▸ Aim of the task
Images are not part of the copy; write out the rest of the data exactly as given.

+++ Information supplied +++

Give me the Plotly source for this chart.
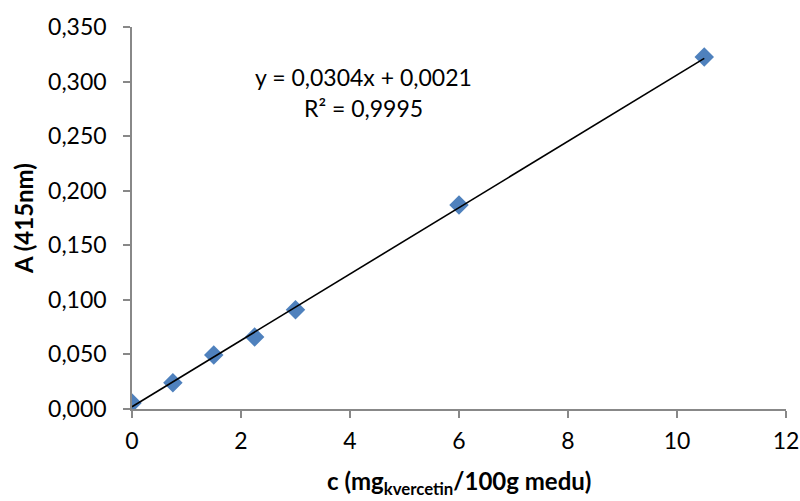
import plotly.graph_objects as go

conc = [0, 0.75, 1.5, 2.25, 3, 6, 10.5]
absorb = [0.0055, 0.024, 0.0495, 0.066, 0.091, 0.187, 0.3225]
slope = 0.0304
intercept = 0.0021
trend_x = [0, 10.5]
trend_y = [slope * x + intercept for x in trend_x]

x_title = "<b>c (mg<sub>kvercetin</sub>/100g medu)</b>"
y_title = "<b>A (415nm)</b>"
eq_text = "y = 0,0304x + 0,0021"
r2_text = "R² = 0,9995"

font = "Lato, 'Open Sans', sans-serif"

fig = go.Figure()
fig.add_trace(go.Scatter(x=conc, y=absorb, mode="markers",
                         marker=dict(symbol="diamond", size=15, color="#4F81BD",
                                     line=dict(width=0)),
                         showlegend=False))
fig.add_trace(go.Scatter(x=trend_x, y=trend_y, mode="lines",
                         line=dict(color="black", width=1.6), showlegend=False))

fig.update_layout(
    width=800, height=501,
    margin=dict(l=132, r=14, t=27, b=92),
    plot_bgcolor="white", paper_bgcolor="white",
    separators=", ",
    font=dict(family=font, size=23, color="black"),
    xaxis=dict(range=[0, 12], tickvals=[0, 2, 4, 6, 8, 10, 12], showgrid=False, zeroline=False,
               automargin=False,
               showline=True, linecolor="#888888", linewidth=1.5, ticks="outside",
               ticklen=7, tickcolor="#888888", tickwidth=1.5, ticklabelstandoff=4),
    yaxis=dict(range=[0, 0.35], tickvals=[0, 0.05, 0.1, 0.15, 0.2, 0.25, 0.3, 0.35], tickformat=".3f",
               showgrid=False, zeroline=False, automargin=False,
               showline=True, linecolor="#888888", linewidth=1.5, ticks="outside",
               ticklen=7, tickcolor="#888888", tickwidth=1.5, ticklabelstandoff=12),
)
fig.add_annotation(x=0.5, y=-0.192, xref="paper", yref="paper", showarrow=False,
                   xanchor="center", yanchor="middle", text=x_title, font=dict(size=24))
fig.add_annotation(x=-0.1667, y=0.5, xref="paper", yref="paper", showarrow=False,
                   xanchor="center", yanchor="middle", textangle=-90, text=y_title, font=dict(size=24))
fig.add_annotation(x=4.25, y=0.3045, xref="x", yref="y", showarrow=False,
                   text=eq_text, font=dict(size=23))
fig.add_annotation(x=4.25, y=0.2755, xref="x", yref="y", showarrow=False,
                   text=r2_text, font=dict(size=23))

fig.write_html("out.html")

+++

▸ Correct response
Give me the Plotly source for this chart.
import plotly.graph_objects as go

conc = [0, 0.75, 1.5, 2.25, 3, 6, 10.5]
absorb = [0.0055, 0.024, 0.0495, 0.066, 0.091, 0.187, 0.3225]
slope = 0.0304
intercept = 0.0021
trend_x = [0, 10.5]
trend_y = [slope * x + intercept for x in trend_x]

x_title = "<b>c (mg<sub>kvercetin</sub>/100g medu)</b>"
y_title = "<b>A (415nm)</b>"
eq_text = "y = 0,0304x + 0,0021"
r2_text = "R² = 0,9995"

font = "Lato, 'Open Sans', sans-serif"

fig = go.Figure()
fig.add_trace(go.Scatter(x=conc, y=absorb, mode="markers",
                         marker=dict(symbol="diamond", size=15, color="#4F81BD",
                                     line=dict(width=0)),
                         showlegend=False))
fig.add_trace(go.Scatter(x=trend_x, y=trend_y, mode="lines",
                         line=dict(color="black", width=1.6), showlegend=False))

fig.update_layout(
    width=800, height=501,
    margin=dict(l=132, r=14, t=27, b=92),
    plot_bgcolor="white", paper_bgcolor="white",
    separators=", ",
    font=dict(family=font, size=23, color="black"),
    xaxis=dict(range=[0, 12], tickvals=[0, 2, 4, 6, 8, 10, 12], showgrid=False, zeroline=False,
               automargin=False,
               showline=True, linecolor="#888888", linewidth=1.5, ticks="outside",
               ticklen=7, tickcolor="#888888", tickwidth=1.5, ticklabelstandoff=4),
    yaxis=dict(range=[0, 0.35], tickvals=[0, 0.05, 0.1, 0.15, 0.2, 0.25, 0.3, 0.35], tickformat=".3f",
               showgrid=False, zeroline=False, automargin=False,
               showline=True, linecolor="#888888", linewidth=1.5, ticks="outside",
               ticklen=7, tickcolor="#888888", tickwidth=1.5, ticklabelstandoff=12),
)
fig.add_annotation(x=0.5, y=-0.192, xref="paper", yref="paper", showarrow=False,
                   xanchor="center", yanchor="middle", text=x_title, font=dict(size=24))
fig.add_annotation(x=-0.1667, y=0.5, xref="paper", yref="paper", showarrow=False,
                   xanchor="center", yanchor="middle", textangle=-90, text=y_title, font=dict(size=24))
fig.add_annotation(x=4.25, y=0.3045, xref="x", yref="y", showarrow=False,
                   text=eq_text, font=dict(size=23))
fig.add_annotation(x=4.25, y=0.2755, xref="x", yref="y", showarrow=False,
                   text=r2_text, font=dict(size=23))

fig.write_html("out.html")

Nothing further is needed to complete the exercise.